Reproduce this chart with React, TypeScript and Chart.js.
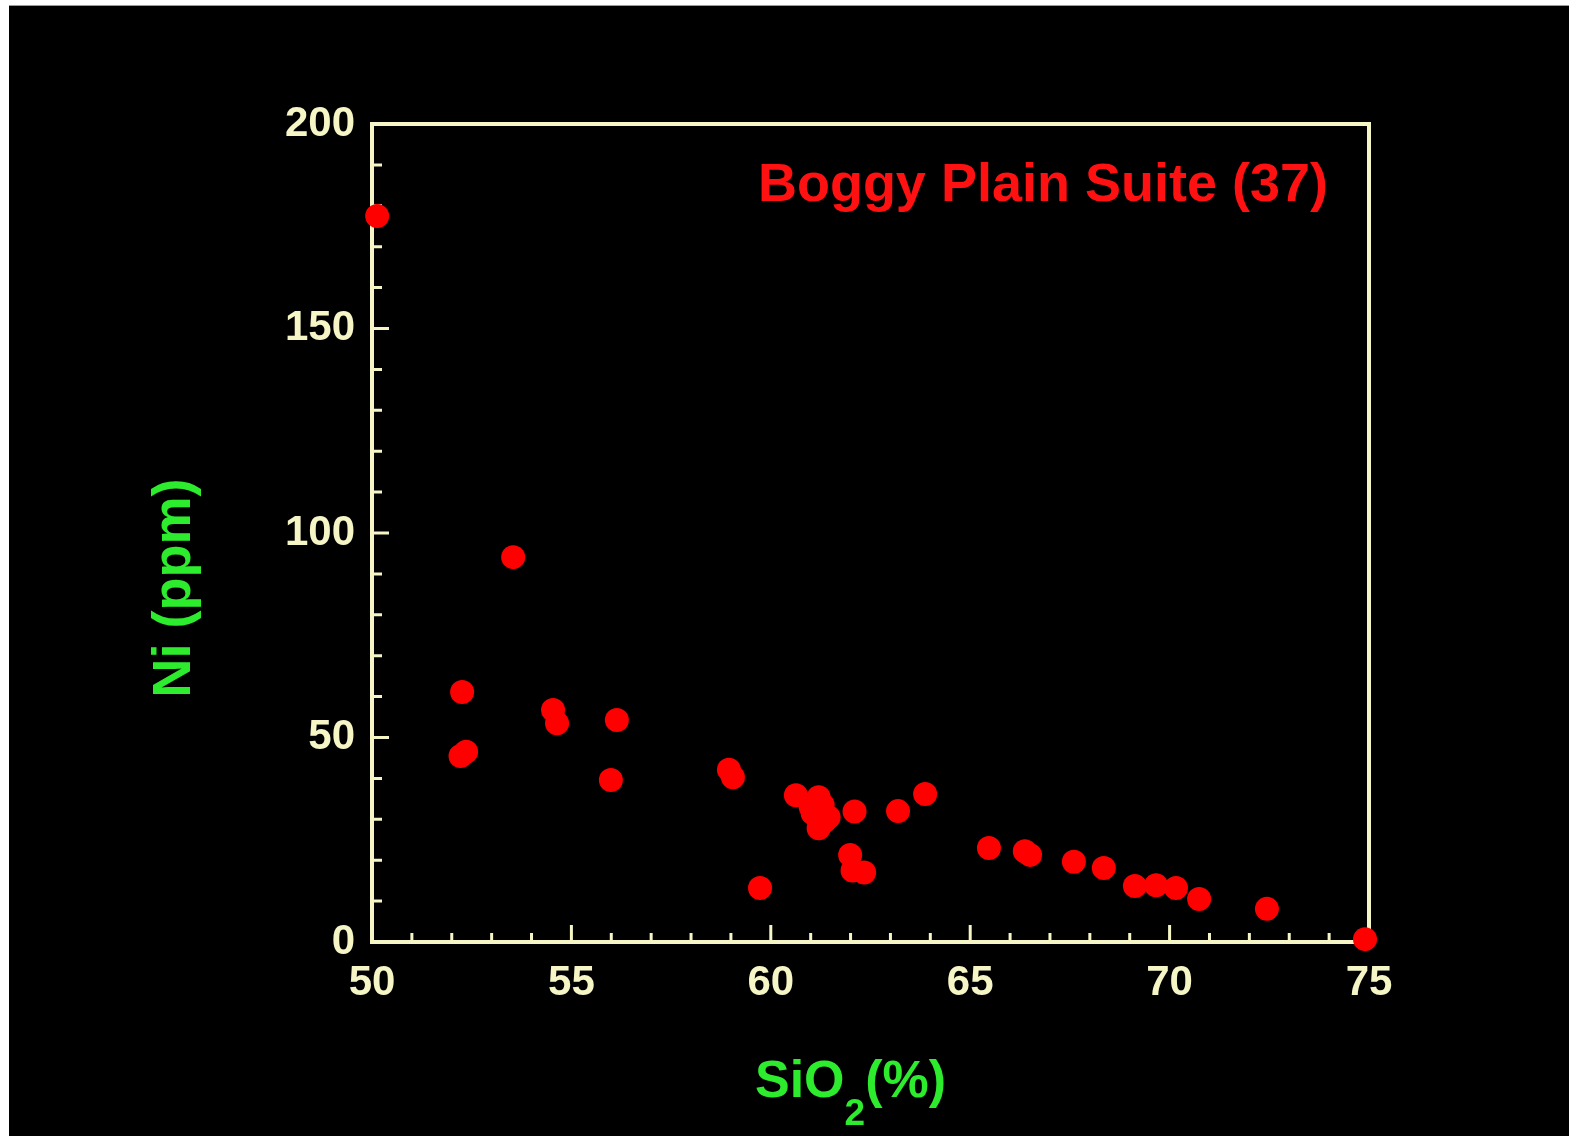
import React, { useEffect, useRef } from "react";
import { Chart, registerables } from "chart.js";

Chart.register(...registerables);

// SiO2 (%) values
const sio2: number[] = [
  50.13, 53.54, 52.26, 52.22, 52.36, 54.54, 54.64, 56.14, 55.99, 58.95,
  59.05, 59.73, 60.63, 61.2, 61.05, 61.45, 61.2, 61.3, 61.0, 61.35,
  62.1, 61.99, 62.05, 62.34, 63.19, 63.87, 65.47, 66.37, 66.5, 67.6,
  68.35, 69.13, 69.66, 70.16, 70.74, 72.44, 74.9,
];
// Ni (ppm) values
const ni: number[] = [
  177.5, 94.1, 61.1, 45.5, 46.5, 56.7, 53.5, 54.3, 39.6, 42.1,
  40.3, 13.2, 35.9, 35.4, 31.5, 30.5, 27.8, 33.5, 33.0, 29.5,
  31.9, 21.3, 17.5, 17.0, 32.0, 36.2, 23.0, 22.2, 21.3, 19.6,
  18.1, 13.7, 13.9, 13.2, 10.5, 8.1, 0.7,
];

const xTicks = { min: 50, max: 75, step: 5, minor: 1 };
const yTicks = { min: 0, max: 200, step: 50, minor: 10 };

const TITLE = "Boggy Plain Suite (37)";
const Y_TITLE = "Ni (ppm)";
const X_TITLE_PARTS = ["SiO", "2", "(%)"];

const CREAM = "rgb(245,245,198)";
const GREEN = "rgb(45,235,45)";
const RED = "#ff0000";
const FONT = "'Liberation Sans', Arial, sans-serif";

const framePlugin = {
  id: "frame",
  beforeDatasetsDraw(chart: any) {
    const { ctx, chartArea: a, scales } = chart;
    ctx.save();
    ctx.strokeStyle = CREAM;
    ctx.lineWidth = 4;
    ctx.strokeRect(a.left, a.top, a.right - a.left, a.bottom - a.top);
    ctx.lineWidth = 3;
    ctx.beginPath();
    for (let v = xTicks.min + xTicks.minor; v < xTicks.max; v += xTicks.minor) {
      const px = scales.x.getPixelForValue(v);
      const len = v % xTicks.step === 0 ? 17 : 9;
      ctx.moveTo(px, a.bottom);
      ctx.lineTo(px, a.bottom - len);
    }
    for (let v = yTicks.min + yTicks.minor; v < yTicks.max; v += yTicks.minor) {
      const py = scales.y.getPixelForValue(v);
      const len = v % yTicks.step === 0 ? 17 : 10;
      ctx.moveTo(a.left, py);
      ctx.lineTo(a.left + len, py);
    }
    ctx.stroke();
    ctx.restore();
  },
  afterDraw(chart: any) {
    const { ctx, chartArea: a } = chart;
    ctx.save();
    // Inner title
    ctx.fillStyle = "#ff1111";
    ctx.font = `bold 54px ${FONT}`;
    ctx.textAlign = "right";
    ctx.textBaseline = "alphabetic";
    ctx.fillText(TITLE, a.right - 41, a.top + 77);

    // X axis title with subscript
    ctx.fillStyle = GREEN;
    const big = `bold 52px ${FONT}`;
    const small = `bold 37px ${FONT}`;
    ctx.textAlign = "left";
    ctx.font = big;
    const w0 = ctx.measureText(X_TITLE_PARTS[0]).width;
    const w2 = ctx.measureText(X_TITLE_PARTS[2]).width;
    ctx.font = small;
    const w1 = ctx.measureText(X_TITLE_PARTS[1]).width;
    const total = w0 + w1 + w2;
    const cx = (a.left + a.right) / 2 - 20;
    let x = cx - total / 2;
    const base = a.bottom + 155;
    ctx.font = big;
    ctx.fillText(X_TITLE_PARTS[0], x, base);
    x += w0;
    ctx.font = small;
    ctx.fillText(X_TITLE_PARTS[1], x, base + 28);
    x += w1;
    ctx.font = big;
    ctx.fillText(X_TITLE_PARTS[2], x, base);

    // Y axis title
    ctx.translate(a.left - 182, (a.top + a.bottom) / 2 + 55);
    ctx.rotate(-Math.PI / 2);
    ctx.font = `bold 54px ${FONT}`;
    ctx.textAlign = "center";
    ctx.textBaseline = "alphabetic";
    ctx.fillText(Y_TITLE, 0, 0);
    ctx.restore();
  },
};

export default function App() {
  const ref = useRef<HTMLCanvasElement | null>(null);
  useEffect(() => {
    document.body.style.overflow = "hidden";
    const canvas = ref.current!;
    const chart = new Chart(canvas, {
      type: "scatter",
      data: {
        datasets: [
          {
            data: sio2.map((v, i) => ({ x: v, y: ni[i] })),
            backgroundColor: RED,
            borderWidth: 0,
            pointRadius: 12,
            pointHoverRadius: 12,
            clip: false as any,
          },
        ],
      },
      options: {
        animation: false,
        responsive: false,
        events: [],
        layout: { padding: { left: 0, top: 124, right: 200, bottom: 0 } },
        plugins: { legend: { display: false }, tooltip: { enabled: false }, title: { display: false } },
        scales: {
          x: {
            type: "linear",
            min: xTicks.min,
            max: xTicks.max,
            grid: { display: false, drawTicks: false },
            border: { display: false },
            ticks: {
              stepSize: xTicks.step,
              color: CREAM,
              padding: 16,
              font: { family: FONT, size: 42, weight: "bold" },
              maxRotation: 0,
            },
            afterFit(scale: any) {
              scale.height = 194;
            },
          },
          y: {
            type: "linear",
            min: yTicks.min,
            max: yTicks.max,
            grid: { display: false, drawTicks: false },
            border: { display: false },
            ticks: {
              stepSize: yTicks.step,
              color: CREAM,
              padding: 17,
              font: { family: FONT, size: 42, weight: "bold" },
            },
            afterFit(scale: any) {
              scale.width = 372;
            },
          },
        },
      },
      plugins: [framePlugin],
    });
    return () => chart.destroy();
  }, []);

  return (
    <>
      <div
        style={{
          position: "absolute",
          left: 9,
          top: 5,
          width: 1560,
          height: 1131,
          background: "#000",
          borderTop: "1px solid #999",
          boxSizing: "border-box",
        }}
      />
      <canvas
        ref={ref}
        width={1569}
        height={1136}
        style={{ position: "absolute", left: 0, top: 0, width: 1569, height: 1136 }}
      />
    </>
  );
}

________________________________________

Instructions for the task: Give the data again exactly as written, with all pictures left out.

Task solution:
Reproduce this chart with React, TypeScript and Chart.js.
import React, { useEffect, useRef } from "react";
import { Chart, registerables } from "chart.js";

Chart.register(...registerables);

// SiO2 (%) values
const sio2: number[] = [
  50.13, 53.54, 52.26, 52.22, 52.36, 54.54, 54.64, 56.14, 55.99, 58.95,
  59.05, 59.73, 60.63, 61.2, 61.05, 61.45, 61.2, 61.3, 61.0, 61.35,
  62.1, 61.99, 62.05, 62.34, 63.19, 63.87, 65.47, 66.37, 66.5, 67.6,
  68.35, 69.13, 69.66, 70.16, 70.74, 72.44, 74.9,
];
// Ni (ppm) values
const ni: number[] = [
  177.5, 94.1, 61.1, 45.5, 46.5, 56.7, 53.5, 54.3, 39.6, 42.1,
  40.3, 13.2, 35.9, 35.4, 31.5, 30.5, 27.8, 33.5, 33.0, 29.5,
  31.9, 21.3, 17.5, 17.0, 32.0, 36.2, 23.0, 22.2, 21.3, 19.6,
  18.1, 13.7, 13.9, 13.2, 10.5, 8.1, 0.7,
];

const xTicks = { min: 50, max: 75, step: 5, minor: 1 };
const yTicks = { min: 0, max: 200, step: 50, minor: 10 };

const TITLE = "Boggy Plain Suite (37)";
const Y_TITLE = "Ni (ppm)";
const X_TITLE_PARTS = ["SiO", "2", "(%)"];

const CREAM = "rgb(245,245,198)";
const GREEN = "rgb(45,235,45)";
const RED = "#ff0000";
const FONT = "'Liberation Sans', Arial, sans-serif";

const framePlugin = {
  id: "frame",
  beforeDatasetsDraw(chart: any) {
    const { ctx, chartArea: a, scales } = chart;
    ctx.save();
    ctx.strokeStyle = CREAM;
    ctx.lineWidth = 4;
    ctx.strokeRect(a.left, a.top, a.right - a.left, a.bottom - a.top);
    ctx.lineWidth = 3;
    ctx.beginPath();
    for (let v = xTicks.min + xTicks.minor; v < xTicks.max; v += xTicks.minor) {
      const px = scales.x.getPixelForValue(v);
      const len = v % xTicks.step === 0 ? 17 : 9;
      ctx.moveTo(px, a.bottom);
      ctx.lineTo(px, a.bottom - len);
    }
    for (let v = yTicks.min + yTicks.minor; v < yTicks.max; v += yTicks.minor) {
      const py = scales.y.getPixelForValue(v);
      const len = v % yTicks.step === 0 ? 17 : 10;
      ctx.moveTo(a.left, py);
      ctx.lineTo(a.left + len, py);
    }
    ctx.stroke();
    ctx.restore();
  },
  afterDraw(chart: any) {
    const { ctx, chartArea: a } = chart;
    ctx.save();
    // Inner title
    ctx.fillStyle = "#ff1111";
    ctx.font = `bold 54px ${FONT}`;
    ctx.textAlign = "right";
    ctx.textBaseline = "alphabetic";
    ctx.fillText(TITLE, a.right - 41, a.top + 77);

    // X axis title with subscript
    ctx.fillStyle = GREEN;
    const big = `bold 52px ${FONT}`;
    const small = `bold 37px ${FONT}`;
    ctx.textAlign = "left";
    ctx.font = big;
    const w0 = ctx.measureText(X_TITLE_PARTS[0]).width;
    const w2 = ctx.measureText(X_TITLE_PARTS[2]).width;
    ctx.font = small;
    const w1 = ctx.measureText(X_TITLE_PARTS[1]).width;
    const total = w0 + w1 + w2;
    const cx = (a.left + a.right) / 2 - 20;
    let x = cx - total / 2;
    const base = a.bottom + 155;
    ctx.font = big;
    ctx.fillText(X_TITLE_PARTS[0], x, base);
    x += w0;
    ctx.font = small;
    ctx.fillText(X_TITLE_PARTS[1], x, base + 28);
    x += w1;
    ctx.font = big;
    ctx.fillText(X_TITLE_PARTS[2], x, base);

    // Y axis title
    ctx.translate(a.left - 182, (a.top + a.bottom) / 2 + 55);
    ctx.rotate(-Math.PI / 2);
    ctx.font = `bold 54px ${FONT}`;
    ctx.textAlign = "center";
    ctx.textBaseline = "alphabetic";
    ctx.fillText(Y_TITLE, 0, 0);
    ctx.restore();
  },
};

export default function App() {
  const ref = useRef<HTMLCanvasElement | null>(null);
  useEffect(() => {
    document.body.style.overflow = "hidden";
    const canvas = ref.current!;
    const chart = new Chart(canvas, {
      type: "scatter",
      data: {
        datasets: [
          {
            data: sio2.map((v, i) => ({ x: v, y: ni[i] })),
            backgroundColor: RED,
            borderWidth: 0,
            pointRadius: 12,
            pointHoverRadius: 12,
            clip: false as any,
          },
        ],
      },
      options: {
        animation: false,
        responsive: false,
        events: [],
        layout: { padding: { left: 0, top: 124, right: 200, bottom: 0 } },
        plugins: { legend: { display: false }, tooltip: { enabled: false }, title: { display: false } },
        scales: {
          x: {
            type: "linear",
            min: xTicks.min,
            max: xTicks.max,
            grid: { display: false, drawTicks: false },
            border: { display: false },
            ticks: {
              stepSize: xTicks.step,
              color: CREAM,
              padding: 16,
              font: { family: FONT, size: 42, weight: "bold" },
              maxRotation: 0,
            },
            afterFit(scale: any) {
              scale.height = 194;
            },
          },
          y: {
            type: "linear",
            min: yTicks.min,
            max: yTicks.max,
            grid: { display: false, drawTicks: false },
            border: { display: false },
            ticks: {
              stepSize: yTicks.step,
              color: CREAM,
              padding: 17,
              font: { family: FONT, size: 42, weight: "bold" },
            },
            afterFit(scale: any) {
              scale.width = 372;
            },
          },
        },
      },
      plugins: [framePlugin],
    });
    return () => chart.destroy();
  }, []);

  return (
    <>
      <div
        style={{
          position: "absolute",
          left: 9,
          top: 5,
          width: 1560,
          height: 1131,
          background: "#000",
          borderTop: "1px solid #999",
          boxSizing: "border-box",
        }}
      />
      <canvas
        ref={ref}
        width={1569}
        height={1136}
        style={{ position: "absolute", left: 0, top: 0, width: 1569, height: 1136 }}
      />
    </>
  );
}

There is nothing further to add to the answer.